🤖 AI Summary
This work addresses the limited causal fidelity of action units (AUs) in existing facial emotion interpretation models, which often fail to ensure that AUs genuinely drive predictions. The authors formulate AU-to-emotion reasoning as a counterfactual consistency problem grounded in a predefined causal graph \( G \), employing do-intervention training: if an AU is causally relevant to an emotion class in \( G \), intervening on it should alter the prediction; otherwise, the prediction should remain invariant. They introduce a trainable and quantifiable objective for optimizing counterfactual fidelity, enabling, for the first time, strict adherence to a prescribed causal structure in emotion explanations. This framework further extends to controllable fidelity in language-based explanations. Experiments show that on the UNBC-PAIN dataset, alignment between invoked AUs and the PSPI pain structure improves from 0.08 to 0.57, while cross-dataset emotion tasks exhibit increased fidelity to causal graph \( G \), rising from 0.50 to 0.84, demonstrating the constructibility of faithful language explanations.
📝 Abstract
Multimodal models can name the action units (AUs) behind a facial emotion, but their AU->emotion rationales are typically plausible rather than faithful: nothing forces the AUs a model invokes to be the AUs that actually drive its prediction.

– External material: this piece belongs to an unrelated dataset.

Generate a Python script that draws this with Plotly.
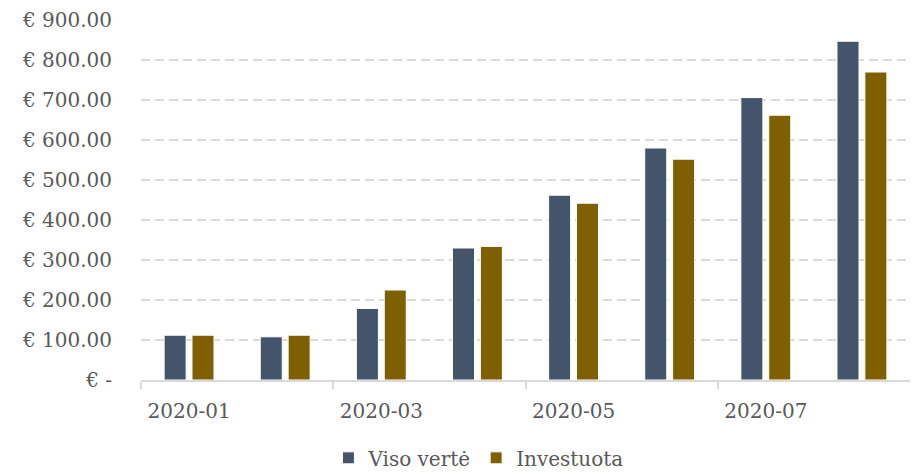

We cast AU->emotion reasoning as a counterfactual-consistency problem between the rationale, the label, and a structural AU->emotion causal graph G, and propose FACR, which grounds the reasoner in an independently induced, polarity-aware G and trains a counterfactual-faithfulness objective: a do-intervention on an AU that G marks causal for a class must move the prediction, while one it marks irrelevant must leave it unchanged. Faithfulness is thereby both trainable and measurable through a matching interventional metric, which we evaluate against a known causal structure, the PSPI pain-AU composition, as no existing affective-reasoning benchmark allows. We are explicit that this metric tests fidelity to the supplied structure rather than its rediscovery: it asks whether the trained reasoner invokes the AUs the structure marks causal, on held-out subjects and a second dataset. Under subject-independent evaluation on UNBC-PAIN, the objective raises the agreement between the invoked AUs and the PSPI composition from a no-objective baseline of 0.08 to 0.57, at a small detection cost; an unfaithfulness control attributes the gain to the objective. On a cross-dataset emotion transfer, the objective likewise raises fidelity to G on a seven-class task (0.50 to 0.84). Finally, we attach a language verbalizer and extend the audit to the generated text: biasing each action unit's emission by its latent activation makes the rationale faithful by construction, so that ablating an AU removes it from the explanation, a property that transfers to a second language-model backbone, whereas a freely generated rationale is unfaithful.